DEBOLEZZA

Lunedì – II settimana del Tempo Ordinario

Il carattere sacerdotale — che nella comunità cristiana tutti acquisiscono con il battesimo e alcuni anche con il ministero ordinato — è descritto dall’autore della lettera agli Ebrei in termini sorprendenti. Da una parte il sacerdote è assimilato all’idea con cui, da sempre, in ogni religione egli è rappresentato: qualcuno che svolge una funzione di mediazione tra terra e cielo, che invoca benedizioni da Dio presentandogli preghiere e offerte. Poi, però, aggiunge un tratto unico, che attinge alla paradossale figura sacerdotale rivelata nel Cristo crocifisso.

Egli è in grado di sentire giusta compassione per quelli che sono nell’ignoranza e nell’errore,
essendo anche lui rivestito di debolezza. A causa di questa egli deve offrire
sacrifici per i peccati anche per se stesso, come fa per il popolo (Eb 5,2-3).

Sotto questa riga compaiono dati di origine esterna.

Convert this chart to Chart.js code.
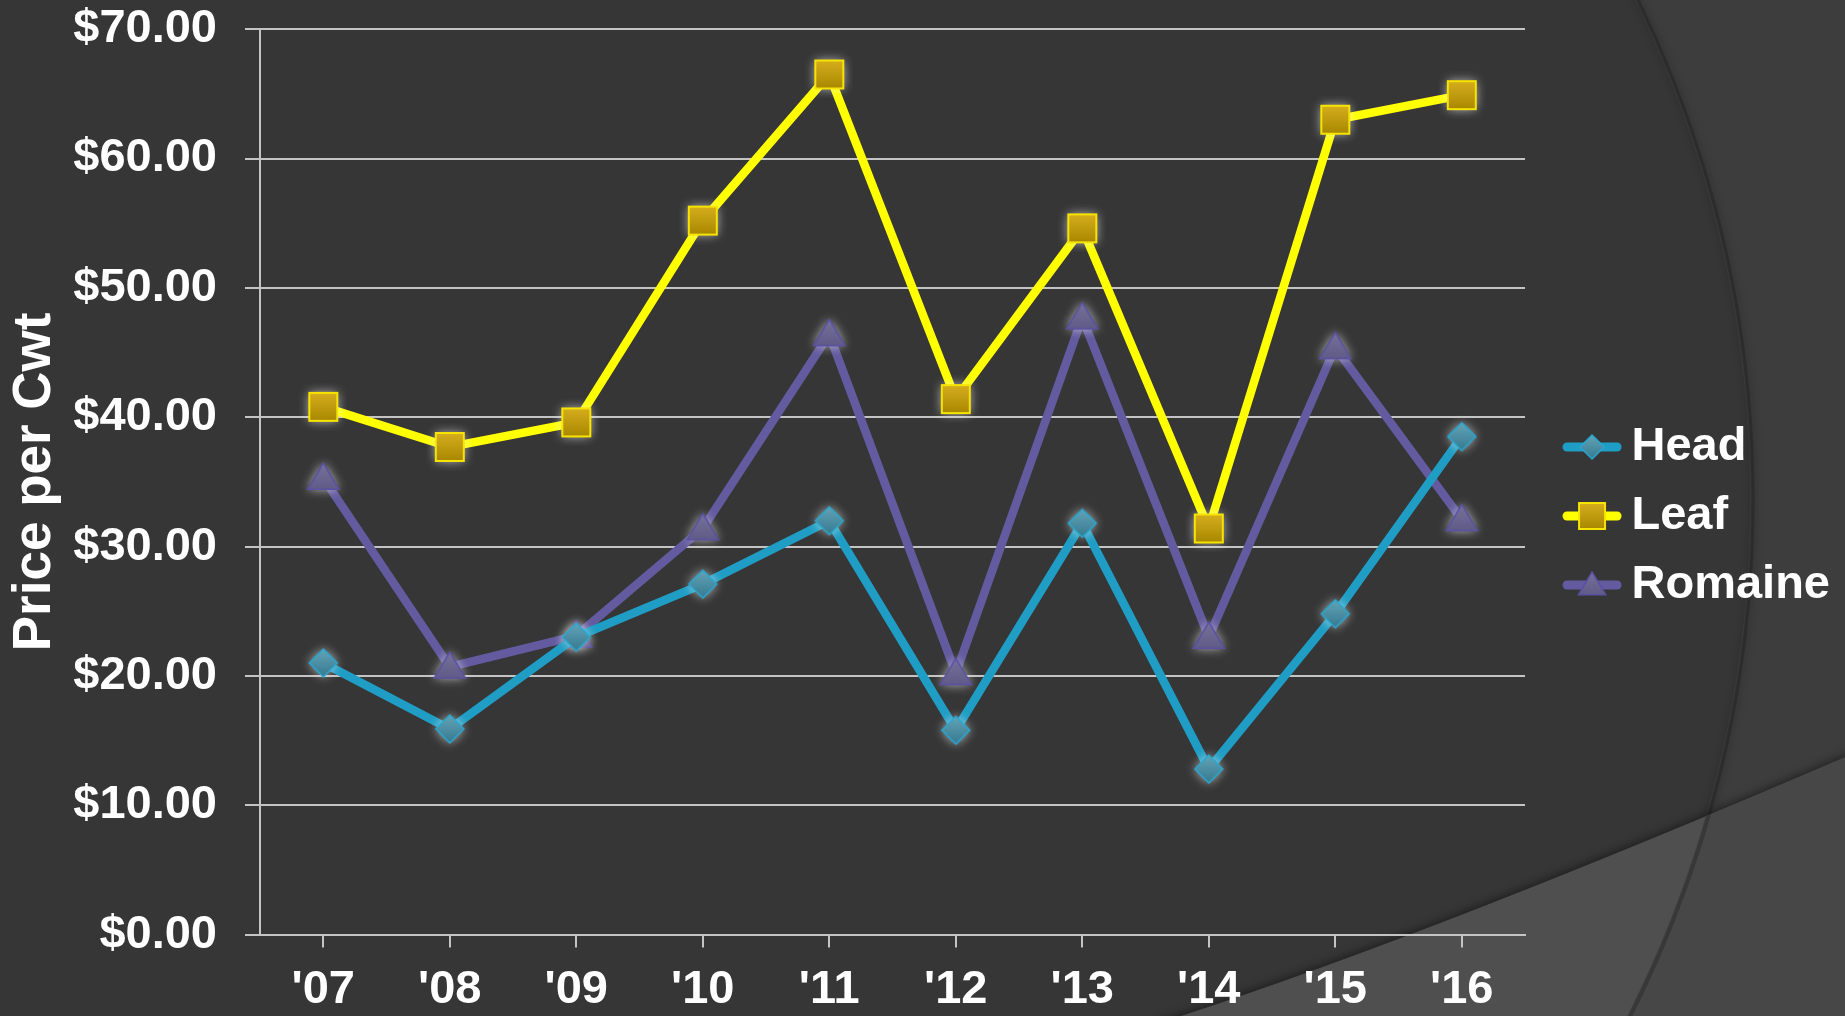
<!DOCTYPE html>
<html>
<head>
<meta charset="utf-8">
<script src="https://cdn.jsdelivr.net/npm/chart.js@4.4.0/dist/chart.umd.min.js"></script>
<style>
  html, body { margin: 0; padding: 0; background: #363636; overflow: hidden; }
  #wrap { position: relative; width: 1845px; height: 1016px; }
</style>
</head>
<body>
<div id="wrap"><canvas id="lettuce-chart"></canvas></div>
<script>
// lettuce prices, $ per cwt
const years         = ["'07", "'08", "'09", "'10", "'11", "'12", "'13", "'14", "'15", "'16"];
const headPrices    = [21.0, 15.9, 23.0, 27.1, 32.0, 15.8, 31.8, 12.8, 24.8, 38.5];
const leafPrices    = [40.8, 37.7, 39.6, 55.2, 66.5, 41.4, 54.6, 31.4, 63.0, 64.9];
const romainePrices = [35.3, 20.7, 23.1, 31.4, 46.4, 20.2, 47.7, 23.0, 45.4, 32.1];
const seriesNames   = ['Head', 'Leaf', 'Romaine'];

const FONT = { family: "'Liberation Sans', Arial, sans-serif", size: 47, weight: 'bold' };
const GRID = '#c4c4c4';

const STYLES = [
  { line: '#1f9dc4', shape: 'diamond',  top: '#63a3b7', bottom: '#367a8f', edge: '#27a8d2' },
  { line: '#ffff00', shape: 'square',   top: '#d6ae1e', bottom: '#a88800', edge: '#f7e400' },
  { line: '#635a9f', shape: 'triangle', top: '#77729b', bottom: '#5c5884', edge: '#5b50a3' },
];

/* ─── MARKERS (canvas images used as pointStyle) ─── */

function makeMarker(st, withLine) {
  const c = document.createElement('canvas');
  c.width = withLine ? 60 : 48;
  c.height = 48;
  const ctx = c.getContext('2d');
  const cx = c.width / 2, cy = c.height / 2;

  if (withLine) {
    ctx.strokeStyle = st.line;
    ctx.lineWidth = 9;
    ctx.lineCap = 'round';
    ctx.beginPath();
    ctx.moveTo(5, cy);
    ctx.lineTo(c.width - 5, cy);
    ctx.stroke();
  }

  ctx.save();
  if (!withLine) {
    ctx.shadowColor = 'rgba(240,240,240,0.75)';
    ctx.shadowBlur = 11;
  }
  ctx.beginPath();
  let h;
  if (st.shape === 'diamond') {
    h = withLine ? 12 : 14;
    ctx.moveTo(cx, cy - h); ctx.lineTo(cx + h, cy); ctx.lineTo(cx, cy + h); ctx.lineTo(cx - h, cy);
  } else if (st.shape === 'square') {
    h = withLine ? 13 : 14;
    ctx.rect(cx - h, cy - h, 2 * h, 2 * h);
  } else {
    h = withLine ? 13 : 15;
    ctx.moveTo(cx, cy - h); ctx.lineTo(cx + h * 1.05, cy + h * 0.75); ctx.lineTo(cx - h * 1.05, cy + h * 0.75);
  }
  ctx.closePath();
  const g = ctx.createLinearGradient(0, cy - h, 0, cy + h);
  g.addColorStop(0, st.top);
  g.addColorStop(1, st.bottom);
  ctx.fillStyle = g;
  ctx.fill();
  ctx.restore();
  ctx.lineWidth = st.shape === 'square' ? 2 : 1.5;
  ctx.strokeStyle = st.edge;
  ctx.stroke();
  return c;
}

const pointIcons  = STYLES.map(st => makeMarker(st, false));
const legendIcons = STYLES.map(st => makeMarker(st, true));

/* ─── BACKGROUND (theme arcs) ─── */

const backdrop = {
  id: 'backdrop',
  beforeDraw(chart) {
    const { ctx, width, height } = chart;
    ctx.save();
    ctx.fillStyle = '#3d3d3d';
    ctx.fillRect(0, 0, width, height);

    // big arc on the right
    ctx.beginPath();
    ctx.arc(606, 500, 1144, 0, Math.PI * 2);
    ctx.fillStyle = '#363636';
    ctx.fill();
    ctx.save();
    ctx.shadowColor = 'rgba(0,0,0,0.5)';
    ctx.shadowBlur = 8;
    ctx.strokeStyle = 'rgba(40,40,40,0.7)';
    ctx.lineWidth = 3;
    ctx.beginPath();
    ctx.arc(608, 500, 1145, 0, Math.PI * 2);
    ctx.stroke();
    ctx.restore();

    // lower band
    const band = new Path2D();
    band.moveTo(1150, height + 10);
    band.quadraticCurveTo(1420, 940, width + 5, 755);
    band.lineTo(width + 5, height + 10);
    band.closePath();
    ctx.save();
    ctx.shadowColor = 'rgba(0,0,0,0.45)';
    ctx.shadowBlur = 10;
    ctx.shadowOffsetY = -2;
    ctx.fillStyle = '#4f4f4f';
    ctx.fill(band);
    ctx.restore();

    ctx.save();
    ctx.clip(band);
    const outside = new Path2D();
    outside.rect(0, 0, width, height);
    outside.arc(606, 500, 1144, 0, Math.PI * 2);
    ctx.fillStyle = '#474747';
    ctx.fill(outside, 'evenodd');
    ctx.strokeStyle = 'rgba(30,30,30,0.35)';
    ctx.lineWidth = 4;
    ctx.beginPath();
    ctx.arc(608, 500, 1145, 0, Math.PI * 2);
    ctx.stroke();
    ctx.restore();

    ctx.restore();
  }
};

/* ─── CHART ─── */

const prices = [headPrices, leafPrices, romainePrices];

new Chart(document.getElementById('lettuce-chart'), {
  type: 'line',
  data: {
    labels: years,
    datasets: seriesNames.map((name, i) => ({
      label: name,
      data: prices[i],
      borderColor: STYLES[i].line,
      backgroundColor: STYLES[i].line,
      borderWidth: 8.5,
      tension: 0,
      pointStyle: pointIcons[i],
      pointRadius: 13,
      fill: false,
    }))
  },
  options: {
    responsive: true,
    maintainAspectRatio: false,
    animation: false,
    layout: { padding: { left: 0, right: 5, top: 0, bottom: -16 } },
    plugins: {
      legend: {
        position: 'right',
        labels: {
          usePointStyle: true,
          pointStyleWidth: 32,
          padding: 22,
          color: '#ffffff',
          font: FONT,
          generateLabels: chart => chart.data.datasets.map((ds, i) => ({
            text: ds.label,
            pointStyle: legendIcons[i],
            fillStyle: ds.borderColor,
            strokeStyle: ds.borderColor,
            lineWidth: 0,
            fontColor: '#ffffff',
            hidden: false,
            datasetIndex: i,
          }))
        }
      },
      tooltip: { enabled: false }
    },
    scales: {
      x: {
        offset: true,
        grid: { drawOnChartArea: false, tickLength: 13, color: GRID, lineWidth: 2 },
        border: { color: GRID, width: 2 },
        ticks: { color: '#ffffff', font: FONT, padding: 14, maxRotation: 0 }
      },
      y: {
        min: 0,
        max: 70,
        ticks: {
          stepSize: 10,
          color: '#ffffff',
          font: { ...FONT, lineHeight: 0.05 },
          padding: 28,
          callback: v => '$' + Number(v).toFixed(2)
        },
        grid: { color: GRID, lineWidth: 2, tickLength: 15 },
        border: { color: GRID, width: 2 },
        title: { display: true, text: 'Price per Cwt', color: '#ffffff', font: { ...FONT, size: 53 } },
        afterFit: s => { s.width = 260; }
      },
      gap: {
        position: 'right',
        grid: { display: false },
        ticks: { display: false },
        border: { display: false },
        afterFit: s => { s.width = 29; }
      }
    }
  },
  plugins: [backdrop]
});
</script>
</body>
</html>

Dopo l’incarnazione di Dio il sacerdote non è più — almeno non dovrebbe — una persona che entra a far parte di una casta privilegiata, dove si amministra il potere divino in favore degli uomini restando però, in qualche modo, sempre estranei alle condizioni di fragilità e di sofferenza che segnano il cammino di tutti in questo mondo. Secondo il vangelo, essere sacerdoti significa diventare pienamente partecipi del destino di prova e di sofferenza che ogni essere umano conosce e patisce nel corso della sua vita. 

Nei giorni della sua vita terrena egli offrì preghiere e suppliche, con forti grida e lacrime,
a Dio che poteva salvarlo da morte e, per il suo pieno abbandono a lui, venne esaudito. 
Pur essendo Figlio, imparò l’obbedienza da ciò che patì e, reso perfetto, 
divenne causa di salvezza eterna per tutti coloro che gli obbediscono (5,7-9).

La sofferenza, infatti, non è ancora male, ma può diventarne l’anticamera e la legittimazione. Per questo non va mai cercata — né per se stessi, né per gli altri — ma soltanto accolta come luogo per apprendere l'arte di amare e trasformata in sapienza da vivere e donare. Questo è ciò che il Signore Gesù ha voluto insegnare a quanti, erroneamente, pensavano che per entrare in definitivo rapporto con Dio fosse necessario versare qualche tributo di sacrificio, anziché rispettare con profonda naturalezza i momenti nuziali e quelli di lutto che ci conducono e riconducono sapientemente al mistero pasquale. 

«Finché hanno lo sposo con loro, non possono digiunare.
Ma verranno giorni quando lo sposo sarà loro tolto: allora, in quel giorno, digiuneranno» (Mc 2,19-20).